* _Information provided_

-.-.-

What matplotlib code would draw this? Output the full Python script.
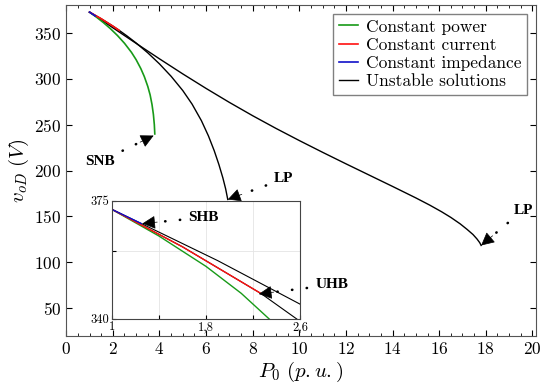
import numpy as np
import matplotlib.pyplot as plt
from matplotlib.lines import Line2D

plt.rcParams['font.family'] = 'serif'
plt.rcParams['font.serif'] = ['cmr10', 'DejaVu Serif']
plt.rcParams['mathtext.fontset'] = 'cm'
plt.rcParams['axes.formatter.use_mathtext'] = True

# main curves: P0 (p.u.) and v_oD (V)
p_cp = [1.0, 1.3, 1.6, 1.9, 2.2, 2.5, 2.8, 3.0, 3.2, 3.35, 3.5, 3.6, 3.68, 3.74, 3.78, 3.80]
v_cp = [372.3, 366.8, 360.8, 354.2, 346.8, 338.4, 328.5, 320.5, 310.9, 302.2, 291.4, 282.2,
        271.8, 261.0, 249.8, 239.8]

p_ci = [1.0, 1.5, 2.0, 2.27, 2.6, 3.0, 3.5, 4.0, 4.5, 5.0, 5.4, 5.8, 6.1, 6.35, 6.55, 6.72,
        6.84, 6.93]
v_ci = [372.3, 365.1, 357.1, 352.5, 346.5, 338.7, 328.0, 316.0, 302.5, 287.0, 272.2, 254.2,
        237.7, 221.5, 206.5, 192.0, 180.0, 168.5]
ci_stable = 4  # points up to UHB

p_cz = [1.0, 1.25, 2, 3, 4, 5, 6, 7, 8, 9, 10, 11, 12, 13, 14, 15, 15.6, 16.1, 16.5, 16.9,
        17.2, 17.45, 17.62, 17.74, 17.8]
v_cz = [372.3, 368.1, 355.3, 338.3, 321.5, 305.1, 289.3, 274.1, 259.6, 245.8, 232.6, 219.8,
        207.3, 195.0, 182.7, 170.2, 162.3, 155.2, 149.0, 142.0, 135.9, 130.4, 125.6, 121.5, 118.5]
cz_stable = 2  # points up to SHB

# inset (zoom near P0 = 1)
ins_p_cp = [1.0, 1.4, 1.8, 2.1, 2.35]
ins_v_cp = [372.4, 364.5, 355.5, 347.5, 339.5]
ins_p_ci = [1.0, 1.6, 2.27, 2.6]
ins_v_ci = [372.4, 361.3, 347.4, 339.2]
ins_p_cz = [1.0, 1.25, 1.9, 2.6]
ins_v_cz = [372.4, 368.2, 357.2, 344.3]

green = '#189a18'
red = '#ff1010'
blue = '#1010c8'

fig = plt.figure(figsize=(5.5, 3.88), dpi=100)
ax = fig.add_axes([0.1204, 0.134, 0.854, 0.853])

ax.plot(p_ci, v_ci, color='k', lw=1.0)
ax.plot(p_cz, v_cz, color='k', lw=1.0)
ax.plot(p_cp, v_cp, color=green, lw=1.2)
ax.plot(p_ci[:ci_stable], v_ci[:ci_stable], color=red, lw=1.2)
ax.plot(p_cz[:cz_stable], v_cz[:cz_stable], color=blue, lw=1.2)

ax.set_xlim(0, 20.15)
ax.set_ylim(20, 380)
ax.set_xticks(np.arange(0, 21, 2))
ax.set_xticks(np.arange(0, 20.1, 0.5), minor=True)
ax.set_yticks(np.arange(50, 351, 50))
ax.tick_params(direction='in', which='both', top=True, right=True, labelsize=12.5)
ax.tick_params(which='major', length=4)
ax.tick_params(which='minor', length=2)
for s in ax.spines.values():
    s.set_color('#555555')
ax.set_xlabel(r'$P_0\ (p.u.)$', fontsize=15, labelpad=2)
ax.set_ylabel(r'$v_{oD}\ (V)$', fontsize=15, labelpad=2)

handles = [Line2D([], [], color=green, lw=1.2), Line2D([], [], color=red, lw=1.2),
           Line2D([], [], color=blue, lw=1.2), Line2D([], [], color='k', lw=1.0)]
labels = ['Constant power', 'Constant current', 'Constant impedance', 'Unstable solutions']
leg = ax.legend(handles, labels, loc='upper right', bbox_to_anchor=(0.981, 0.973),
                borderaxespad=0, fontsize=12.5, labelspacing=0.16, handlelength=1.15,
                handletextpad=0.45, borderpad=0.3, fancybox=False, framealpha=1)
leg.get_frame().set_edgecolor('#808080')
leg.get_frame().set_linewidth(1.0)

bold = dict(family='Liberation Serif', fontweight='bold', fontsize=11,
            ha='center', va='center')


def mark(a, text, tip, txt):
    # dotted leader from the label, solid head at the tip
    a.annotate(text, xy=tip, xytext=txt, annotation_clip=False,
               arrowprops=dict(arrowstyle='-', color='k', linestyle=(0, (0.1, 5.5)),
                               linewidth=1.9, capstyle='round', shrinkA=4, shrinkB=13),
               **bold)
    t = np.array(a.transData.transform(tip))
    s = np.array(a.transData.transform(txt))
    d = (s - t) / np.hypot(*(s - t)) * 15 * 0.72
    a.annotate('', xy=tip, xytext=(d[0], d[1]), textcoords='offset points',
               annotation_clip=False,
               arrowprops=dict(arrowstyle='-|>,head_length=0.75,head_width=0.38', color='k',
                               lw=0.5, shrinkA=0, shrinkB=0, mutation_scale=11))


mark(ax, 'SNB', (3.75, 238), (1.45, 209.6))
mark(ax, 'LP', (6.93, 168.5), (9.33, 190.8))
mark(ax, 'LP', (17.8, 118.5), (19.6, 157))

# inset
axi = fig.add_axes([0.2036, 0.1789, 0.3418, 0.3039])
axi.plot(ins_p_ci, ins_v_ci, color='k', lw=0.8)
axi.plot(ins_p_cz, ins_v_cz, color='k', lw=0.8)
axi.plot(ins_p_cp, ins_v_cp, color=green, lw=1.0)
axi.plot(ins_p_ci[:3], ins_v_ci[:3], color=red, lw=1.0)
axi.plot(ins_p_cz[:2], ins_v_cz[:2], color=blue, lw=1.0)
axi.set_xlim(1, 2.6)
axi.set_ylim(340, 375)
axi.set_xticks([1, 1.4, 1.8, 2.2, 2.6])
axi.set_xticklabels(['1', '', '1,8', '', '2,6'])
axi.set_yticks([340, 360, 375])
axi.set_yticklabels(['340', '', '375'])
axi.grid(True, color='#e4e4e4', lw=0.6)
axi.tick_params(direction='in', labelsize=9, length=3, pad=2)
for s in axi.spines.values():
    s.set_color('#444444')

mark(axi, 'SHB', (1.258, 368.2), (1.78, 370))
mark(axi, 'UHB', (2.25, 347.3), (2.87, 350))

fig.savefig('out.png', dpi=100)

-.-.-

* _Your instructions_
Print the data above verbatim from the first line through the line holding "ax = fig.add_axes([0.1204, 0.134, 0.854, 0.853])", leaving every picture out.

* _Response below_
What matplotlib code would draw this? Output the full Python script.
import numpy as np
import matplotlib.pyplot as plt
from matplotlib.lines import Line2D

plt.rcParams['font.family'] = 'serif'
plt.rcParams['font.serif'] = ['cmr10', 'DejaVu Serif']
plt.rcParams['mathtext.fontset'] = 'cm'
plt.rcParams['axes.formatter.use_mathtext'] = True

# main curves: P0 (p.u.) and v_oD (V)
p_cp = [1.0, 1.3, 1.6, 1.9, 2.2, 2.5, 2.8, 3.0, 3.2, 3.35, 3.5, 3.6, 3.68, 3.74, 3.78, 3.80]
v_cp = [372.3, 366.8, 360.8, 354.2, 346.8, 338.4, 328.5, 320.5, 310.9, 302.2, 291.4, 282.2,
        271.8, 261.0, 249.8, 239.8]

p_ci = [1.0, 1.5, 2.0, 2.27, 2.6, 3.0, 3.5, 4.0, 4.5, 5.0, 5.4, 5.8, 6.1, 6.35, 6.55, 6.72,
        6.84, 6.93]
v_ci = [372.3, 365.1, 357.1, 352.5, 346.5, 338.7, 328.0, 316.0, 302.5, 287.0, 272.2, 254.2,
        237.7, 221.5, 206.5, 192.0, 180.0, 168.5]
ci_stable = 4  # points up to UHB

p_cz = [1.0, 1.25, 2, 3, 4, 5, 6, 7, 8, 9, 10, 11, 12, 13, 14, 15, 15.6, 16.1, 16.5, 16.9,
        17.2, 17.45, 17.62, 17.74, 17.8]
v_cz = [372.3, 368.1, 355.3, 338.3, 321.5, 305.1, 289.3, 274.1, 259.6, 245.8, 232.6, 219.8,
        207.3, 195.0, 182.7, 170.2, 162.3, 155.2, 149.0, 142.0, 135.9, 130.4, 125.6, 121.5, 118.5]
cz_stable = 2  # points up to SHB

# inset (zoom near P0 = 1)
ins_p_cp = [1.0, 1.4, 1.8, 2.1, 2.35]
ins_v_cp = [372.4, 364.5, 355.5, 347.5, 339.5]
ins_p_ci = [1.0, 1.6, 2.27, 2.6]
ins_v_ci = [372.4, 361.3, 347.4, 339.2]
ins_p_cz = [1.0, 1.25, 1.9, 2.6]
ins_v_cz = [372.4, 368.2, 357.2, 344.3]

green = '#189a18'
red = '#ff1010'
blue = '#1010c8'

fig = plt.figure(figsize=(5.5, 3.88), dpi=100)
ax = fig.add_axes([0.1204, 0.134, 0.854, 0.853])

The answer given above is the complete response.